■ TASK DIRECTIONS ■
Copy each line containing the word "chart" from the records that follow, please.

■ DATA SECTION ■

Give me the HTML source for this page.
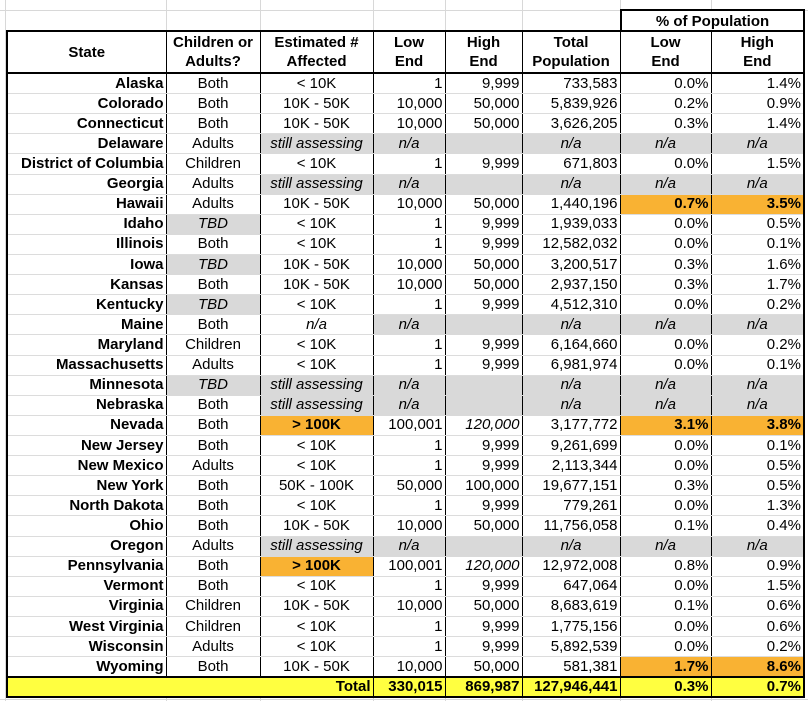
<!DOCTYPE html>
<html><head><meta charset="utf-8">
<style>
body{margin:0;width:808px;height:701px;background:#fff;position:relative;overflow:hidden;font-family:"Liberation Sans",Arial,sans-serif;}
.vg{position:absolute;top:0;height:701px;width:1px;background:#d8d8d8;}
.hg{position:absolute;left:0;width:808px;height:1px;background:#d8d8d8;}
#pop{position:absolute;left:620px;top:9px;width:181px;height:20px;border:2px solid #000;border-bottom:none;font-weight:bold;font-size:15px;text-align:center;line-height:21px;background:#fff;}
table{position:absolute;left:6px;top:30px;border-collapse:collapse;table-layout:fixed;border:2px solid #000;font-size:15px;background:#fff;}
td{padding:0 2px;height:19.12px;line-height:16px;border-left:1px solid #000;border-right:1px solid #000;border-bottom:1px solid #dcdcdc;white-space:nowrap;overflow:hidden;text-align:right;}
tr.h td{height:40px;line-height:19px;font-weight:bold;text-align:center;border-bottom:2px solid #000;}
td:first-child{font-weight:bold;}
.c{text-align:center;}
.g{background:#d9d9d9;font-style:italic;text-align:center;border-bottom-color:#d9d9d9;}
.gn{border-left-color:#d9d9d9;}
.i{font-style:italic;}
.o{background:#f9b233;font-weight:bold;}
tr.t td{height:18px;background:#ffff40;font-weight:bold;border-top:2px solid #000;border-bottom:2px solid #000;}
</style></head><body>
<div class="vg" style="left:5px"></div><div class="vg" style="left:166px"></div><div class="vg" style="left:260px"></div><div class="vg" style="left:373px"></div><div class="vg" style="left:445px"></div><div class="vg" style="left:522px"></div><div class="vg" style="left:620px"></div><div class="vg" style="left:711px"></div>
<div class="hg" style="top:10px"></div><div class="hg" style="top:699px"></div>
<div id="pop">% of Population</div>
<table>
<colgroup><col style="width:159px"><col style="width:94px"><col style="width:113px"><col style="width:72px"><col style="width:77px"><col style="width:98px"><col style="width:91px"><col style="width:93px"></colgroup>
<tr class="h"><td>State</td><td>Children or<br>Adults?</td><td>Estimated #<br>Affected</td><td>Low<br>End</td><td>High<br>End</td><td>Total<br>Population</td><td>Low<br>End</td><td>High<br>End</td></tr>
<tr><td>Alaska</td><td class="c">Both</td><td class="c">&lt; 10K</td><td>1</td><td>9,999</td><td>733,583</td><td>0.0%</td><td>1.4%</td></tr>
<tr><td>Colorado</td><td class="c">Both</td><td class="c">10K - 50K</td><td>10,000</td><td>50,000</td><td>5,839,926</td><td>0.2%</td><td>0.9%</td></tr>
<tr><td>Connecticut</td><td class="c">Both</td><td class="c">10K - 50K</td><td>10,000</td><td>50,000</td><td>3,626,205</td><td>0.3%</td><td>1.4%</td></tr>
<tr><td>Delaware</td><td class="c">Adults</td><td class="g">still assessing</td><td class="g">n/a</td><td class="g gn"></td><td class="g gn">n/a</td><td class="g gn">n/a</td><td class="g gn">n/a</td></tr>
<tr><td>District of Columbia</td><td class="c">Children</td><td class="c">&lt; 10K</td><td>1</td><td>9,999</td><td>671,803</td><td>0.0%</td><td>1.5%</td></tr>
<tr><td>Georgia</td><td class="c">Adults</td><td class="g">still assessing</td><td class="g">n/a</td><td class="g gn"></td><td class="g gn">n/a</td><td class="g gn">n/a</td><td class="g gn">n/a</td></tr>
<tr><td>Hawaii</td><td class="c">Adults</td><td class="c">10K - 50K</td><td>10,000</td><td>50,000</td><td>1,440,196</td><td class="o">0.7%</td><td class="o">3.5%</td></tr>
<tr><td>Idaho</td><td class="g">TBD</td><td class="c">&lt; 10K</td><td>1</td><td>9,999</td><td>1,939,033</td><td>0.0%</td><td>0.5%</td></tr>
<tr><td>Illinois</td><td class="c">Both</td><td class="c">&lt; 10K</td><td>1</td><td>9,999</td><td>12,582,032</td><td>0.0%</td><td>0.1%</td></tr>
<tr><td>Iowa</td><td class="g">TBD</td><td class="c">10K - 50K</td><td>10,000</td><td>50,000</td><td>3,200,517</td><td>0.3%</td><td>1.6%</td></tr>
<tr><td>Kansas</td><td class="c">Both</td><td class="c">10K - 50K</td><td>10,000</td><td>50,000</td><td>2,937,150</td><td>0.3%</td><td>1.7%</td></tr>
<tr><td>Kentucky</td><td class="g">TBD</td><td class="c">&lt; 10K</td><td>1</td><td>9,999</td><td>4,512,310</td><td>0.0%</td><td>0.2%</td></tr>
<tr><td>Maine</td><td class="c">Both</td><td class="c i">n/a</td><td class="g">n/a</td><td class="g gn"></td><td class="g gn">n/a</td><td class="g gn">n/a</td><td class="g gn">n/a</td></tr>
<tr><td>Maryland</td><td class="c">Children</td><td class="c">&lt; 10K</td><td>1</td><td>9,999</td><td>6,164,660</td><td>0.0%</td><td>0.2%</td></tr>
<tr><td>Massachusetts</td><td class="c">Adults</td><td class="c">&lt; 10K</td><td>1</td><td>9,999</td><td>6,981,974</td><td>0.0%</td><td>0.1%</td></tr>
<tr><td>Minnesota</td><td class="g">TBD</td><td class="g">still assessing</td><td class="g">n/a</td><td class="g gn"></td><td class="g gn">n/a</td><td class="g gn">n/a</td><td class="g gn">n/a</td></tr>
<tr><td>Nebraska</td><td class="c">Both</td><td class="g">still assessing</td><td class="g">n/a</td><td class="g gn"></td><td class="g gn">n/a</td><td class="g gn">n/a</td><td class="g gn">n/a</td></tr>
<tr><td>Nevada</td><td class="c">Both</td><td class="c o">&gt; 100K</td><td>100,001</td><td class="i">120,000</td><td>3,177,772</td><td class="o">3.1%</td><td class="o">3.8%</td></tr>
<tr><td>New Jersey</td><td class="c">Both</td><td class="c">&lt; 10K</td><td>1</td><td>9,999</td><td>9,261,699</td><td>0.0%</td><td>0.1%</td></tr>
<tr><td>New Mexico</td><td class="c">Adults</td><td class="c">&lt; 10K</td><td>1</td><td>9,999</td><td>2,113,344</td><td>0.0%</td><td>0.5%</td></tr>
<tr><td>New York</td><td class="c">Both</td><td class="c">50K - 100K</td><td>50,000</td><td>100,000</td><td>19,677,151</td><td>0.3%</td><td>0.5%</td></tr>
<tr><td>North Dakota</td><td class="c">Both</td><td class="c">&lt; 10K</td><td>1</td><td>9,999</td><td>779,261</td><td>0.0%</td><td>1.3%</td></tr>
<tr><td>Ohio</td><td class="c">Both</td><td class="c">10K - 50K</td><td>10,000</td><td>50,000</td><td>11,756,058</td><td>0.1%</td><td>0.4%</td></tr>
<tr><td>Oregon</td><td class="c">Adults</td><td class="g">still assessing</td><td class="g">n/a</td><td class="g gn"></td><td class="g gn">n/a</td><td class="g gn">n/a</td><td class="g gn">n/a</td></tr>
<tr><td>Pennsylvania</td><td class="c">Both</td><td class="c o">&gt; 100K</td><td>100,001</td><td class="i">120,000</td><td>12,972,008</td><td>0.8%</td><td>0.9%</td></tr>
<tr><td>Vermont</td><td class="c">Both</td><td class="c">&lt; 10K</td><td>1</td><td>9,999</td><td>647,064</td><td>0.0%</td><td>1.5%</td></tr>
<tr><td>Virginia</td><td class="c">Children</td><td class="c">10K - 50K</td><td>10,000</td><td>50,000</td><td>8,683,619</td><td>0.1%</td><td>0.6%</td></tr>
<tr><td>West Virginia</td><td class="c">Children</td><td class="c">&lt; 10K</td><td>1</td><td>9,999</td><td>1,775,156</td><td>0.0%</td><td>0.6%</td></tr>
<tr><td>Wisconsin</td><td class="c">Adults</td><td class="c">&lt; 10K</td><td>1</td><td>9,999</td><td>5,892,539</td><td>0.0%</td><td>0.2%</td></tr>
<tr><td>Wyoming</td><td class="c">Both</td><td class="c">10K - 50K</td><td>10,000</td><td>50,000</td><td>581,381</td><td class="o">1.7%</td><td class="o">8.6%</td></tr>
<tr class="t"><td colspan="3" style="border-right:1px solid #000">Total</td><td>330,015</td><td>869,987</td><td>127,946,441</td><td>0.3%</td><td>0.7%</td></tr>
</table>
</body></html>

...

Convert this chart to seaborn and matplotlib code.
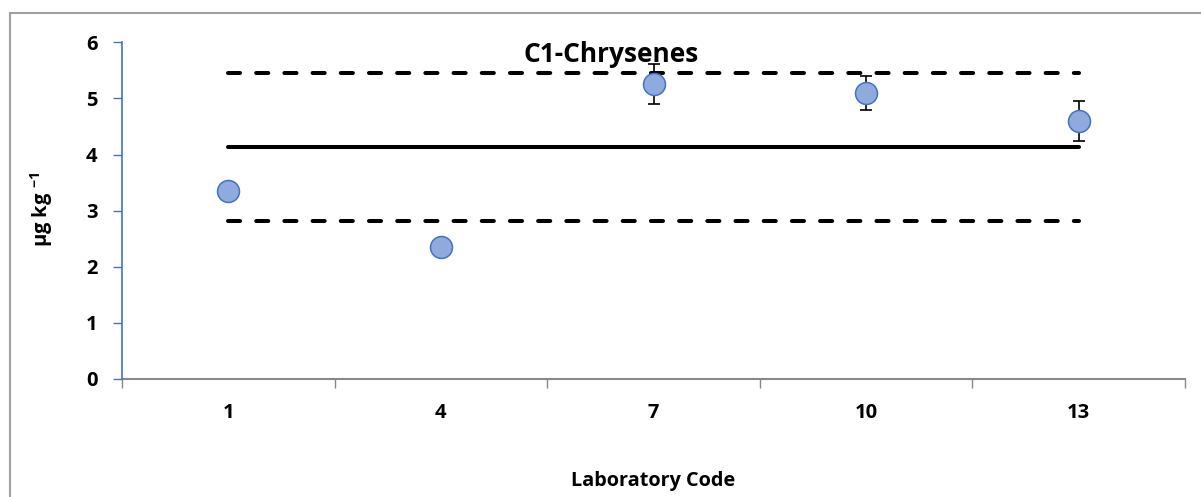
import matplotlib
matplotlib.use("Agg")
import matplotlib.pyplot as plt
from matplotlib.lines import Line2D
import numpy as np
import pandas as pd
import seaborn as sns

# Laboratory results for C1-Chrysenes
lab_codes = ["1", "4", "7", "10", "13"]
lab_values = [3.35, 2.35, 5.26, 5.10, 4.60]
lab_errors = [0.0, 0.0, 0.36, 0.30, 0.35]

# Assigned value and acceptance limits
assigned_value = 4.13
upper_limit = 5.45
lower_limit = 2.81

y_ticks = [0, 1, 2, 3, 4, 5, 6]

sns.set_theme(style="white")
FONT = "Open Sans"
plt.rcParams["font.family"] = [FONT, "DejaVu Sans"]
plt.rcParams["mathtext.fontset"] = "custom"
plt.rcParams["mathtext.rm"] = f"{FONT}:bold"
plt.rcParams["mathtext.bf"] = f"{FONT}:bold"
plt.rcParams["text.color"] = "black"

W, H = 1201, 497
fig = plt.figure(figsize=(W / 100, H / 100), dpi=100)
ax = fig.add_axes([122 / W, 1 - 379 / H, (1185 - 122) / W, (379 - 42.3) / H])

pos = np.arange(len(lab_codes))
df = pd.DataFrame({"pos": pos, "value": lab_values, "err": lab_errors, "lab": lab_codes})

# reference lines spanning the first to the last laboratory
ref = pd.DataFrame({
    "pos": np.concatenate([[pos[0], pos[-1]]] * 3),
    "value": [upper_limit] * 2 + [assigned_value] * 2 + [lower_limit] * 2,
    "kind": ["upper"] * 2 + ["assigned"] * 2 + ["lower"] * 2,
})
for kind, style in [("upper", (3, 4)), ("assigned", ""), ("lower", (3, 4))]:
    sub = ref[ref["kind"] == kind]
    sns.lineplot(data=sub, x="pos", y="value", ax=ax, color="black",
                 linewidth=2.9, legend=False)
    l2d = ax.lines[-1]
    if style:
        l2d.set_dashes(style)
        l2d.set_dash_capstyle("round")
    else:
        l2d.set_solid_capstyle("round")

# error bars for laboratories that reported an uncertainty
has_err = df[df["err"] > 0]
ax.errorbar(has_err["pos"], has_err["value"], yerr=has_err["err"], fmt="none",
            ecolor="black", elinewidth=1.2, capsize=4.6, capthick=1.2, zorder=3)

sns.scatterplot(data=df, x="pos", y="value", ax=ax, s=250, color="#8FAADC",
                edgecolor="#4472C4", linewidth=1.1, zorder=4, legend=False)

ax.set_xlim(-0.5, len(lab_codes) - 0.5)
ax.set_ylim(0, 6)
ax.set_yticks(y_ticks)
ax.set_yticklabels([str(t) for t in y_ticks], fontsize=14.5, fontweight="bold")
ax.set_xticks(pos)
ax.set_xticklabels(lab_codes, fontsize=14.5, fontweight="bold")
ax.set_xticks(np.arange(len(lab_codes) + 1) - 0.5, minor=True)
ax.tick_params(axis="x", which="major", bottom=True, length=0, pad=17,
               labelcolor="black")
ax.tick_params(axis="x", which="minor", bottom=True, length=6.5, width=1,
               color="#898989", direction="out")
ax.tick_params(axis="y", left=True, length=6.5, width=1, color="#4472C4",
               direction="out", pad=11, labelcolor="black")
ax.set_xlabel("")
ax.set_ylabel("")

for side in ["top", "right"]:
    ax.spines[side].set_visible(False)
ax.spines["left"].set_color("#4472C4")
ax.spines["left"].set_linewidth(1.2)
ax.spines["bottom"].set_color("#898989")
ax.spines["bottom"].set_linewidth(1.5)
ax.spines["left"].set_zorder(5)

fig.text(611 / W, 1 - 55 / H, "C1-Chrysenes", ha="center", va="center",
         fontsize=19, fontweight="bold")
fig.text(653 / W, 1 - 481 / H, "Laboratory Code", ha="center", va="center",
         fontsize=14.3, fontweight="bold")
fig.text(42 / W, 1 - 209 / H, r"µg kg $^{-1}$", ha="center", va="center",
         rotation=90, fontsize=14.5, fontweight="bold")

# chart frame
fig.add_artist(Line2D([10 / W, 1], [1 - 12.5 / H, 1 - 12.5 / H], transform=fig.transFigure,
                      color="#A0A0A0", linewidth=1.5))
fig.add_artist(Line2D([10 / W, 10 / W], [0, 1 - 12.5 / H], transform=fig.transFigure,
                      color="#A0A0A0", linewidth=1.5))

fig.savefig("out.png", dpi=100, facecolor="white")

■ CORRECT ANSWER ■
Convert this chart to seaborn and matplotlib code.
# chart frame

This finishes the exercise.